10.700. Les Jeunes MR sont en forte croissance depuis 2014. Sur ces 10.700, 6.000 sont exclusivement membres des Jeunes MR, affirme Mathieu Bihet, président des Jeunes MR. «Nous avons multiplié par trois le nombre de sections locales en quatre ans. Au milieu du mois d’octobre, nous sommes au même nombre de nouvelles inscriptions qu’à la fin de l’année dernière. À chaque prise de position des Jeunes MR, comme la revendication de la refédéralisation de certaines compétences, nous avons des pics de nouvelles inscriptions.»
2000. Un peu plus, un peu moins, c’est le nombre autour duquel tourne le nombre de membres d’Écolo J depuis quatre, cinq ans. «Nous avons été plus forts au début de notre mouvement», reconnaît la coprésidente d’«Écolo J» Laura Goffart. Écolo J diffère sensiblement des autres organisations de jeunesse politiques par son indépendance à l’égard du parti. «Ceux qui s’inscrivent à Écolo J ne sont pas membres pour autant d’Écolo. Certains ne le deviennent même jamais. Les jeunes qui viennent sont intéressés par notre démarche, notre manière de fonctionner. Le côté ‘désobéissance civile’, la volonté d’interpeller les partis, tous les partis, est centrale dans l’engagement à Écolo J.»
952. C’est un peu la déroute chez les Jeunes CDH. Fin 2015, ils étaient encore 1.900. L’année 2017 a été marquée par des démissions en série. Ces membres n’avaient pas accepté la participation à la Gay Pride de l’équipe dirigeante des Jeunes CDH.
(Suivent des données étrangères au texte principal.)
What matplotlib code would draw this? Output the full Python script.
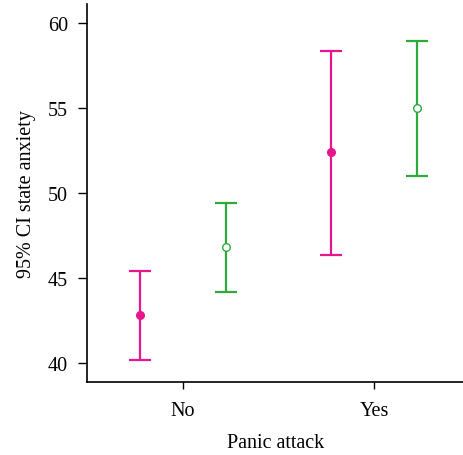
import matplotlib
matplotlib.use("Agg")
import matplotlib.pyplot as plt
import numpy as np

plt.rcParams['font.family'] = ['Liberation Serif', 'DejaVu Serif']

categories = ["No", "Yes"]
# two groups per panic-attack category: mean and 95% CI bounds
mean_a = [42.8, 52.4]
lower_a = [40.2, 46.35]
upper_a = [45.4, 58.35]
mean_b = [46.8, 55.0]
lower_b = [44.2, 51.0]
upper_b = [49.4, 58.95]

col_a = "#e8158c"
col_b = "#2eaa3c"

fig = plt.figure(figsize=(4.64, 4.56), dpi=100)
ax = fig.add_axes([0.1875, 0.160, 0.8125, 0.829])

x = np.arange(1, len(categories) + 1)
off = 0.225


def draw_group(xpos, mean, lo, hi, color, filled):
    mean = np.array(mean)
    err = np.vstack([mean - np.array(lo), np.array(hi) - mean])
    ax.errorbar(xpos, mean, yerr=err, fmt='none', ecolor=color,
                elinewidth=1.6, capsize=8, capthick=1.6, zorder=2)
    if filled:
        ax.plot(xpos, mean, 'o', color=color, markersize=5.5, zorder=3)
    else:
        ax.plot(xpos, mean, 'o', markerfacecolor='white', markeredgecolor=color,
                markeredgewidth=1.0, markersize=5.5, zorder=3)


draw_group(x - off, mean_a, lower_a, upper_a, col_a, True)
draw_group(x + off, mean_b, lower_b, upper_b, col_b, False)

ax.set_xlim(0.497, 2.47)
ax.set_ylim(38.88, 61.12)
ax.set_xticks(x)
ax.set_xticklabels(categories)
ax.set_yticks([40, 45, 50, 55, 60])

for s in ['top', 'right']:
    ax.spines[s].set_visible(False)
for s in ['left', 'bottom']:
    ax.spines[s].set_linewidth(1.2)

ax.tick_params(axis='y', direction='out', length=6.5, width=1.0,
               labelsize=14.5, pad=7)
ax.tick_params(axis='x', direction='out', length=5, width=1.0,
               labelsize=14.5, pad=9)
ax.set_ylabel("95% CI state anxiety", fontsize=14.5, labelpad=9)
ax.set_xlabel("Panic attack", fontsize=14.5, labelpad=9)

fig.savefig("out.png", dpi=100)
600. C’est le nombre d’adhérents à Comac, l’organisation étudiante du PTB. Il s’agit d’un chiffre «national». Un peu plus de la moitié sont francophones, précise Max Vancauwenberghe. «Chez nous, il faut renouveler son affiliation chaque année. On ne connaît pas une grosse augmentation de nos membres cette année mais on a plus de membres actifs notamment à Louvain-la-Neuve.» Au sein des Jeunes PTB, on ne se limite pas à payer sa cotisation. Sur les campus, les membres se réunissent chaque semaine pour débattre, planifier des actions.